Another movie about the Beat Generation is on the way, the third in the last two years.
10 Oct 2013 - 2:29 PM  UPDATED 10 Oct 2013 - 3:00 PM

First it was competing asteroid apocalypse movies, then it was terrorists taking over the White House, and now it is Beat-era writers that have two similar films circulating. With John Krokidas' Kill Your Darlings, a drama about the murkily infatuated relationship between a young Allen Ginsberg (Harry Potter's Daniel Radcliffe) and fellow writer Lucien Carr (Chronicle's Dane De Haan) already on the festival circuit, it's now been joined by Big Sur, a film from American director Michael Polish (Twin Falls Idaho) that adapts the autobiographical 1962 Jack Kerouac novel.

Kerouac's seminal work On the Road only recently received a star-studded adaptation from Brazilian filmmaker Walter Salles 18 months ago, and now many of the same characters, or at least their fictional proxies, will feature in Polish's movie. The German actor Jean-Marc Barr (Breaking the Waves, Dogville) will play Kerouac, with Australian Radha Mitchell (Finding Neverland, The Crazies) as Carolyn Cassady, Josh Lucas (Red Dog, Stealth) as her wandering husband Neale, and Anthony Edwards (Miracle Mile, television's ER) as fellow writer Lawrence Ferlinghetti, whose cabin at the titular coastal locale Kerouac repeatedly visited.
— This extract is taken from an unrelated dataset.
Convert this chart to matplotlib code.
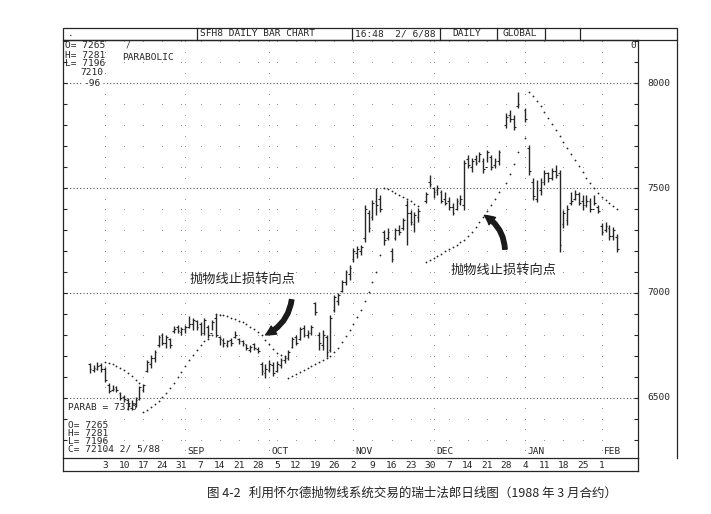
import matplotlib
matplotlib.use('Agg')
import numpy as np
import pandas as pd
import matplotlib.pyplot as plt
from matplotlib.patches import FancyArrowPatch, Rectangle
from matplotlib.lines import Line2D

nan = np.nan

# trading days, Jul 28 1987 .. Feb 5 1988 (SF March 88 contract)
dates = pd.bdate_range('1987-07-28', '1988-02-05')

high = [6667, 6657, 6671, 6667, 6648, 6571, 6562, 6557, 6529, 6514,
        6500, 6490, 6505, 6557, 6567, 6681, 6705, 6729, 6800, 6810,
        6800, 6786, 6843, 6848, 6838, 6848, 6890, 6881, 6871, 6862,
        6881, 6848, 6871, 6900, 6795, 6786, 6776, 6786, 6819, 6786,
        6776, 6757, 6752, 6762, 6743, 6671, 6662, 6681, 6671, 6676,
        6690, 6700, 6729, 6790, 6800, 6838, 6848, 6824, 6848, 6957,
        6814, 6824, 6800, 6895, 6990, 7000, 7062, 7110, 7133, 7214,
        7224, 7229, 7419, 7395, 7443, 7500, 7467, 7300, 7310, 7214,
        7310, 7324, 7357, 7443, 7395, 7386, 7405, nan, 7481, 7562,
        7505, 7514, 7490, 7481, 7457, 7429, 7452, 7467, 7633, 7657,
        7643, 7657, 7671, 7643, 7681, 7657, 7643, 7681, nan, 7857,
        7871, 7848, 7957, nan, 7881, 7705, 7548, 7538, 7548, 7586,
        7576, 7595, 7610, 7586, 7395, 7419, 7481, 7490, 7481, 7467,
        7467, 7452, 7467, 7419, 7333, 7338, 7324, 7314, 7281]

low = [6619, 6624, 6633, 6624, 6576, 6524, 6533, 6529, 6490, 6481,
       6443, 6443, 6457, 6490, 6529, 6624, 6643, 6671, 6743, 6752,
       6738, 6738, 6810, 6810, 6800, 6810, 6833, 6824, 6824, 6800,
       6800, 6786, 6824, 6790, 6752, 6743, 6743, 6748, 6786, 6757,
       6748, 6729, 6719, 6729, 6714, 6610, 6595, 6624, 6605, 6624,
       6643, 6667, 6681, 6738, 6752, 6776, 6790, 6786, 6800, 6895,
       6729, 6729, 6695, 6719, 6910, 6943, 7005, 7038, 7062, 7148,
       7167, 7181, 7243, 7290, 7348, 7371, 7386, 7229, 7252, 7148,
       7252, 7276, 7300, 7229, 7324, 7290, 7338, nan, 7429, 7505,
       7452, 7467, 7429, 7419, 7395, 7371, 7395, 7419, 7395, 7595,
       7576, 7610, 7624, 7571, 7624, 7586, 7595, 7610, nan, 7786,
       7814, 7776, 7881, nan, 7814, 7562, 7443, 7433, 7467, 7514,
       7529, 7538, 7548, 7195, 7310, 7324, 7419, 7443, 7419, 7395,
       7410, 7386, 7419, 7381, 7276, 7290, 7252, 7252, 7196]

open_ = [6660, 6635, 6640, 6655, 6640, 6560, 6540, 6550, 6525, 6505,
         6490, 6450, 6470, 6495, 6540, 6630, 6660, 6690, 6750, 6800,
         6760, 6780, 6820, 6840, 6815, 6830, 6840, 6850, 6865, 6850,
         6810, 6840, 6810, 6880, 6790, 6775, 6750, 6775, 6790, 6780,
         6770, 6755, 6730, 6755, 6735, 6660, 6620, 6635, 6655, 6630,
         6655, 6680, 6690, 6745, 6790, 6780, 6835, 6800, 6810, 6950,
         6800, 6750, 6790, 6730, 6920, 6960, 7010, 7050, 7090, 7160,
         7190, 7200, 7260, 7380, 7360, 7440, 7450, 7290, 7260, 7200,
         7260, 7300, 7310, 7420, 7380, 7330, 7360, nan, 7440, 7530,
         7500, 7490, 7480, 7450, 7440, 7410, 7400, 7430, 7420, 7640,
         7600, 7640, 7630, 7630, 7600, 7650, 7610, 7630, nan, 7800,
         7850, 7830, 7890, nan, 7870, 7690, 7530, 7450, 7490, 7530,
         7570, 7550, 7580, 7570, 7330, 7350, 7430, 7450, 7470, 7440,
         7420, 7440, 7400, 7410, 7320, 7300, 7310, 7270, 7265]

close = [6640, 6645, 6650, 6640, 6585, 6535, 6545, 6540, 6500, 6495,
         6460, 6470, 6490, 6550, 6560, 6670, 6690, 6720, 6790, 6760,
         6790, 6750, 6830, 6820, 6830, 6840, 6850, 6870, 6840, 6810,
         6870, 6800, 6860, 6800, 6780, 6760, 6770, 6760, 6800, 6770,
         6760, 6740, 6745, 6740, 6725, 6630, 6640, 6660, 6620, 6660,
         6680, 6690, 6720, 6780, 6760, 6830, 6800, 6810, 6840, 6910,
         6760, 6800, 6720, 6880, 6980, 6990, 7050, 7100, 7120, 7200,
         7210, 7220, 7400, 7310, 7430, 7420, 7400, 7250, 7290, 7160,
         7300, 7290, 7350, 7380, 7340, 7370, 7390, nan, 7470, 7520,
         7480, 7500, 7440, 7430, 7410, 7380, 7440, 7450, 7620, 7610,
         7630, 7620, 7660, 7590, 7670, 7600, 7630, 7670, nan, 7840,
         7830, 7790, 7900, nan, 7830, 7580, 7460, 7500, 7530, 7570,
         7550, 7580, 7560, 7230, 7380, 7400, 7440, 7470, 7430, 7420,
         7440, 7400, 7430, 7390, 7290, 7320, 7270, 7300, 7210]

# parabolic stop-and-reverse dots
sar = [nan, nan, nan, nan, 6671, 6667, 6662, 6652, 6643, 6633,
       6619, 6605, 6586, 6570, 6433, 6443, 6457, 6471, 6486, 6505,
       6524, 6548, 6571, 6598, 6624, 6652, 6680, 6705, 6728, 6750,
       6770, 6783, 6800, 6900, 6897, 6893, 6888, 6882, 6876, 6868,
       6860, 6850, 6840, 6828, 6815, 6800, 6778, 6755, 6732, 6714,
       6706, 6702, 6595, 6603, 6612, 6622, 6632, 6642, 6652, 6662,
       6671, 6680, 6688, 6700, 6720, 6740, 6765, 6793, 6822, 6852,
       6886, 6920, 6960, 7005, 7052, 7100, 7180, 7500, 7495, 7487,
       7478, 7468, 7457, 7448, 7436, 7425, 7414, nan, 7148, 7157,
       7167, 7176, 7188, 7199, 7210, 7220, 7230, 7242, 7254, 7270,
       7290, 7313, 7338, 7362, 7390, 7419, 7448, 7481, nan, 7524,
       7567, 7614, 7671, nan, 7738, 7957, 7938, 7914, 7890, 7862,
       7833, 7805, 7776, 7748, 7719, 7690, 7662, 7633, 7605, 7576,
       7548, 7524, 7500, 7476, 7457, 7443, 7429, 7414, 7400]

month_names = ['SEP', 'OCT', 'NOV', 'DEC', 'JAN', 'FEB']
price_labels = [6500, 7000, 7500, 8000]
note = '抛物线止损转向点'
caption = '图 4-2   利用怀尔德抛物线系统交易的瑞士法郎日线图（1988 年 3 月合约）'

high = np.array(high, float); low = np.array(low, float)
open_ = np.array(open_, float); close = np.array(close, float)
sar = np.array(sar, float)
idx = np.arange(len(dates))
ok = ~np.isnan(high)

W, H = 711, 514
ink = '#262626'
mono = 'DejaVu Sans Mono'
fs = 6.8


def fx(px):
    return px / W


def fy(py):
    return 1 - py / H


fig = plt.figure(figsize=(W / 100, H / 100), dpi=100)
fig.patch.set_facecolor('white')
ax = fig.add_axes([fx(63), fy(458), (638 - 63) / W, (458 - 40) / H])
ax.set_xlim(-7.0, 143.5)
ax.set_ylim(6214, 8205)

# dot grid: weekly columns, denser on month starts
mondays = idx[dates.weekday == 0]
month_start = [i for i in idx[1:] if dates[i].month != dates[i - 1].month]
month_start = [i if ok[i] else i + 1 for i in month_start]
lv100 = [v for v in range(6300, 8201, 100) if v % 500]
lv50 = [v for v in range(6250, 8201, 50) if v % 500]
gx, gy = [], []
for m in mondays:
    for v in lv100:
        gx.append(m); gy.append(v)
for m in [idx[4]] + month_start:
    for v in lv50:
        gx.append(m); gy.append(v)
ax.scatter(gx, gy, s=0.6, color='#8a8a8a', lw=0, zorder=1)
for v in price_labels:
    ax.axhline(v, color='#555555', lw=0.8, ls=(0, (1, 2)), zorder=1)

# bars
ax.vlines(idx[ok], low[ok], high[ok], color=ink, lw=1.0, zorder=3)
ax.hlines(open_[ok], idx[ok] - 0.45, idx[ok], color=ink, lw=0.8, zorder=3)
ax.hlines(close[ok], idx[ok], idx[ok] + 0.45, color=ink, lw=0.8, zorder=3)

# parabolic dots
ax.plot(idx, sar, ls='none', marker='o', ms=1.3, mew=0, color=ink, zorder=3)

ax.set_xticks([])
ax.set_yticks(range(6300, 8201, 100))
ax.tick_params(axis='y', direction='in', length=3, width=0.8, color=ink,
               left=True, right=True, labelleft=False, labelright=False)
for s in ax.spines.values():
    s.set_color(ink)
    s.set_linewidth(0.9)

# right price scale
for v in price_labels:
    ax.text(1.017, v, str(v), transform=ax.get_yaxis_transform(),
            ha='left', va='center', family=mono, fontsize=fs, color=ink)
fig.text(fx(630), fy(46), '0', family=mono, fontsize=fs, color=ink,
         ha='left', va='center')

# month names and week dates
for name, m in zip(month_names, month_start[1:]):
    ax.text(m + 0.6, 6225, name, ha='left', va='bottom', family=mono,
            fontsize=fs, color=ink)
for m in mondays:
    ax.text(m, -0.017, str(dates[m].day), transform=ax.get_xaxis_transform(),
            ha='center', va='center', family=mono, fontsize=fs, color=ink)

# frames: header row, right outer edge, date row
fig.add_artist(Rectangle((fx(63), fy(40)), (677 - 63) / W, 12 / H,
                         transform=fig.transFigure, fill=False, lw=0.9, ec=ink))
for xd in [197, 352, 440, 497, 545, 580]:
    fig.add_artist(Line2D([fx(xd), fx(xd)], [fy(28), fy(40)], lw=0.9, color=ink))
fig.add_artist(Line2D([fx(677), fx(677)], [fy(40), fy(458)], lw=0.9, color=ink))
fig.add_artist(Line2D([fx(63), fx(638)], [fy(471), fy(471)], lw=0.9, color=ink))
fig.add_artist(Line2D([fx(63), fx(63)], [fy(458), fy(471)], lw=0.9, color=ink))
fig.add_artist(Line2D([fx(638), fx(638)], [fy(458), fy(471)], lw=0.9, color=ink))

head = [(68, '.'), (200, 'SFH8 DAILY BAR CHART'), (355, '16:48  2/ 6/88'),
        (452, 'DAILY'), (503, 'GLOBAL')]
for xp, t in head:
    fig.text(fx(xp), fy(34), t, family=mono, fontsize=fs, color=ink,
             ha='left', va='center')

# quote block, top left
top_lines = [('O= 7265', 46), ('H= 7281', 55), ('L= 7196', 64)]
for t, yp in top_lines:
    fig.text(fx(65), fy(yp), t, family=mono, fontsize=fs, color=ink,
             ha='left', va='center')
fig.text(fx(103), fy(73), '7210', family=mono, fontsize=fs, color=ink,
         ha='right', va='center')
fig.text(fx(101), fy(83), '-96', family=mono, fontsize=fs, color=ink,
         ha='right', va='center',
         bbox=dict(fc='white', ec='none', pad=0.6))
fig.text(fx(122), fy(57), 'PARABOLIC', family=mono, fontsize=fs, color=ink,
         ha='left', va='center')
fig.text(fx(126), fy(45), '/', family=mono, fontsize=fs - 1, color=ink,
         ha='left', va='center')

# quote block, bottom left
fig.text(fx(68), fy(408), 'PARAB = 7375', family=mono, fontsize=fs, color=ink,
         ha='left', va='center')
bot_lines = [('O= 7265', 425), ('H= 7281', 433), ('L= 7196', 441),
             ('C= 72104 2/ 5/88', 449)]
for t, yp in bot_lines:
    fig.text(fx(68), fy(yp), t, family=mono, fontsize=fs, color=ink,
             ha='left', va='center')

# Chinese notes with curved arrows
cjk = ['Noto Sans CJK SC', 'DejaVu Sans']
fig.text(fx(243), fy(279), note, family=cjk, fontsize=9.5, color='#222222',
         ha='center', va='center')
fig.text(fx(504), fy(270), note, family=cjk, fontsize=9.5, color='#222222',
         ha='center', va='center')
arrow_kw = dict(arrowstyle='simple,head_width=7,head_length=7,tail_width=3.2',
                color='#1a1a1a', transform=fig.transFigure, zorder=5)
fig.add_artist(FancyArrowPatch((fx(292), fy(297)), (fx(263), fy(336)),
                               connectionstyle='arc3,rad=-0.3', **arrow_kw))
fig.add_artist(FancyArrowPatch((fx(505), fy(252)), (fx(482), fy(214)),
                               connectionstyle='arc3,rad=0.3', **arrow_kw))

fig.text(fx(412), fy(493), caption, family=cjk, fontsize=9, color='#222222',
         ha='center', va='center')

fig.savefig('out.png', dpi=100, facecolor='white')
plt.close(fig)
McKellen mixes it up again

It's easy to forget that before he became the grand old man of the blockbuster, starring in The Lord of the Rings trilogy, the X-Men trilogy and now The Hobbit trilogy, Sir Ian McKellen was a celebrated stage actor and an intriguing presence in often unexpected movies (from Michael Mann's The Keep to The Last Action Hero). His latest non-trilogy role is playing an elderly and somewhat unreliable Sherlock Holmes in an adaptation of the novel A Slight Trick of the Mind, which will be directed by Bill Condon, who previously worked with McKellen on the impeccable Gods and Monsters.

In brief

Katie Holmes (Batman Begins) and Taylor Swift (Valentine's Day, some pretty great pop songs) have joined the cast of Phil Noyce's The Giver, the latest dystopic young adult novel adaptation (and aren't they working well aside from The Hunger Games) that already stars Jeff Bridges (True Grit) and Meryl Streep (The Devil Wears Prada); Jennifer Lawrence (Silver Linings Playbook) will cameo in the Dumb and Dumber sequel as a young version of a character played by Kathleen Turner. If Lawrence wants a challenge she should check out Turner in Lawrence Kasdan's Body Heat.

Gentleman Jackman
Having somewhat disappointed admirers of District 9 with his recent futuristic action flick Elysium, South African filmmaker Neill Blomkamp is pushing ahead with his third feature, Chappie. Based on a 2003 short of his Tetra Vaal, which was about robots designed and built to assist police in impoverished countries, the film will feature regular Blomkamp collaborator Sharlto Copley as the voice of a robot, Dev Patel (Slumdog Millionaire), South African hip-hop duo Die Antwoord and now, it appears, Australian star Hugh Jackman, who has also reportedly committed to playing circus impresario P.T. Barnum in The Greatest Show on Earth.